Modelling Geoidal Undulation and Reducing Ellipsoidal Elevations

I was once faced with difficult geo-referencing problem. We had just acquired a rather extensive high resolution aerial photography and LIDAR campaign in an area that only had datum transform parameters that were acurate to 5m and no adequate geoidal model that could be used for reduction of ellipsoidal elevations to local. All data was delivered referenced WGS84 (ITRF 2008) and LIDAR data was in processed, ungridded, point cloud form (60 billion points). We needed:



  1. A model for vertical reduction from ellipsoid to local.

  2. An automated means of applying the vertical corrections.

  3. An automated means of gridding the LIDAR data.

  4. An automated means of re-projecting and applying higher precision horizontal transformations.

I determined the ellipsoid separation model by obtaining information from survey control stations where the local stations had also been occupied by GPS and those observations were available. These were few and far between and an even distribution across the survey area was highly desirable. In the end I managed to find 9 suitable primary control points and 4 secondary points that could be used for densifying the model.


Fig 1: Shows primary control points (large red cross) and 4 additional secondary control points used for densification purposes from benchmarks of various topographic surveys (smaller red cross).


A polynomial regression surface was fitted to the separation values from the control points using ArcGIS Geostatistical Analyst software. The regression fit was also measured. Fig 2: Local Polynomial Regression Parameters in Geostatistical Analyst.



Fig 3: Geostatistical Analyst showing the regression function and fit to the input control data. The model fit had an average error of 6mm.

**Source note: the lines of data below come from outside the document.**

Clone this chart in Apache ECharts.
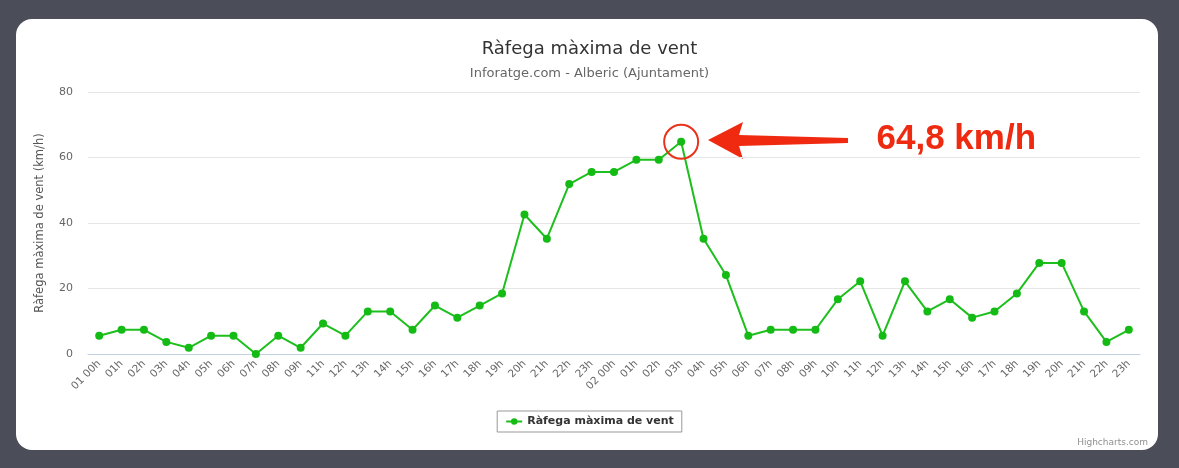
<!DOCTYPE html>
<html>
<head>
<meta charset="utf-8">
<script src="https://cdn.jsdelivr.net/npm/echarts@6/dist/echarts.min.js"></script>
<style>
  html, body { margin: 0; padding: 0; background: #4b4e59; }
  #card { position: absolute; left: 16px; top: 19px; width: 1142px; height: 431px; background: #fff; border-radius: 16px; }
  #chart { position: absolute; left: 0; top: 0; width: 1179px; height: 468px; }
</style>
</head>
<body>
<div id="card"></div>
<div id="chart"></div>
<script>
// hores (el 01 10h no apareix a les dades)
var hours = [
  '01 00h','01h','02h','03h','04h','05h','06h','07h','08h','09h','11h','12h','13h','14h','15h','16h','17h','18h','19h','20h','21h','22h','23h',
  '02 00h','01h','02h','03h','04h','05h','06h','07h','08h','09h','10h','11h','12h','13h','14h','15h','16h','17h','18h','19h','20h','21h','22h','23h'
];
// ràfega màxima (km/h)
var gust = [
  5.6, 7.4, 7.4, 3.7, 1.9, 5.6, 5.6, 0, 5.6, 1.9, 9.3, 5.6, 13, 13, 7.4, 14.8, 11.1, 14.8, 18.5, 42.6, 35.2, 51.9, 55.6,
  55.6, 59.3, 59.3, 64.8, 35.2, 24.1, 5.6, 7.4, 7.4, 7.4, 16.7, 22.2, 5.6, 22.2, 13, 16.7, 11.1, 13, 18.5, 27.8, 27.8, 13, 3.7, 7.4
];
var yTicks = [0, 20, 40, 60, 80];
var seriesName = 'Ràfega màxima de vent';

var font = '"DejaVu Sans", sans-serif';
var chart = echarts.init(document.getElementById('chart'));

var peakIdx = gust.indexOf(Math.max.apply(null, gust));

var option = {
  backgroundColor: 'transparent',
  animation: false,
  textStyle: { fontFamily: font },
  title: {
    text: 'Ràfega màxima de vent',
    subtext: 'Inforatge.com - Alberic (Ajuntament)',
    left: 'center',
    top: 35,
    itemGap: 9,
    textStyle: { fontFamily: font, fontSize: 18, fontWeight: 'normal', color: '#333' },
    subtextStyle: { fontFamily: font, fontSize: 13, color: '#666' }
  },
  legend: {
    bottom: 36,
    left: 'center',
    data: [seriesName],
    borderColor: '#999',
    borderWidth: 1,
    borderRadius: 0,
    padding: [5, 8],
    itemWidth: 16,
    itemHeight: 8,
    textStyle: { fontFamily: font, fontSize: 11, fontWeight: 'bold', color: '#333' }
  },
  grid: { left: 88, right: 39, top: 92, bottom: 114 },
  xAxis: {
    type: 'category',
    data: hours,
    boundaryGap: true,
    axisLine: { lineStyle: { color: '#c0d0e0' } },
    axisTick: { length: 6, lineStyle: { color: '#c0d0e0' } },
    axisLabel: { rotate: 45, interval: 0, fontSize: 10.5, color: '#666', fontFamily: font, margin: 8 }
  },
  yAxis: {
    type: 'value',
    min: yTicks[0],
    max: yTicks[yTicks.length - 1],
    interval: 20,
    name: 'Ràfega màxima de vent (km/h)',
    nameLocation: 'middle',
    nameGap: 42,
    nameTextStyle: { fontFamily: font, fontSize: 11.5, color: '#555' },
    axisLine: { show: false },
    axisTick: { show: false },
    axisLabel: { fontSize: 11, color: '#666', margin: 15, fontFamily: font },
    splitLine: { lineStyle: { color: '#e6e6e6' } }
  },
  series: [{
    name: seriesName,
    type: 'line',
    data: gust,
    symbol: 'circle',
    symbolSize: 8,
    lineStyle: { color: '#1dbf1d', width: 2 },
    itemStyle: { color: '#14bb14' },
    markPoint: {
      silent: true,
      symbol: 'circle',
      symbolSize: 34,
      itemStyle: { color: 'rgba(0,0,0,0)', borderColor: '#e8321a', borderWidth: 2 },
      label: { show: false },
      data: [{ coord: [peakIdx, gust[peakIdx]] }]
    }
  }],
  graphic: [
    {
      type: 'polygon',
      shape: { points: [[708, 140], [743, 122], [739, 135], [848, 138], [848, 143], [739, 146], [743, 159]] },
      style: { fill: '#f02a10' }
    },
    {
      type: 'text',
      left: 875,
      top: 120,
      style: {
        text: '64,8 km/h',
        font: 'bold 35px "Liberation Sans", Arial, sans-serif',
        fill: '#ee2a10',
        stroke: '#fff',
        lineWidth: 3,
        shadowColor: 'rgba(0,0,0,0.25)',
        shadowBlur: 3,
        shadowOffsetY: 1
      }
    },
    {
      type: 'text',
      right: 31,
      top: 438,
      style: { text: 'Highcharts.com', font: '9px "DejaVu Sans", sans-serif', fill: '#909090' }
    }
  ]
};

chart.setOption(option);
</script>
</body>
</html>
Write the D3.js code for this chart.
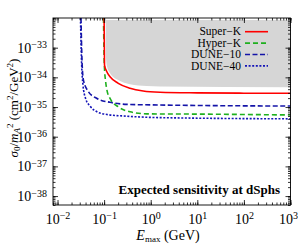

The regression surface was output at a suitably high resolution to a raster dataset. To automate the reduction and gridding of the point cloud data I turned to my trusty Raster Engine which I modified so that the binning function could also accept a "correction" surface. I also added an interpolation method so that no "stepping" could be observed at the boundaries of the regression surface's cells on the final gridded LIDAR data. The LIDAR data had been delivered as several hundred tiles (for ease of data handling). The Raster Engine processed all tiles (60 billion points) with binning and vertical reduction in a matter of hours (without parallel processing).Fig 4: 3D Visualisation of 3 processed LIDAR tiles in Priority Area 2. No “stepping” effects can be seen even under a vertical exaggeration of 25x – again validating the success of the sub-pixel interpolation of the separation grid.

A number of secondary survey points (34) were reserved (i.e. not part of the regression model input) as a means of checking the validity of the model and the resultant reduction. During comparison these showed an average error of 2cm.

Improving the horizontal accuracy was achieved by comparison of the reprojected high resolution aerial photography with surveyed as-built features. A conformal transformation in grid space was derived for the entire survey area. Reprojection and application of the conformal transformation was automated using the ESRI re-projection engine. The entire dataset was processed in one weekend on a single workstation.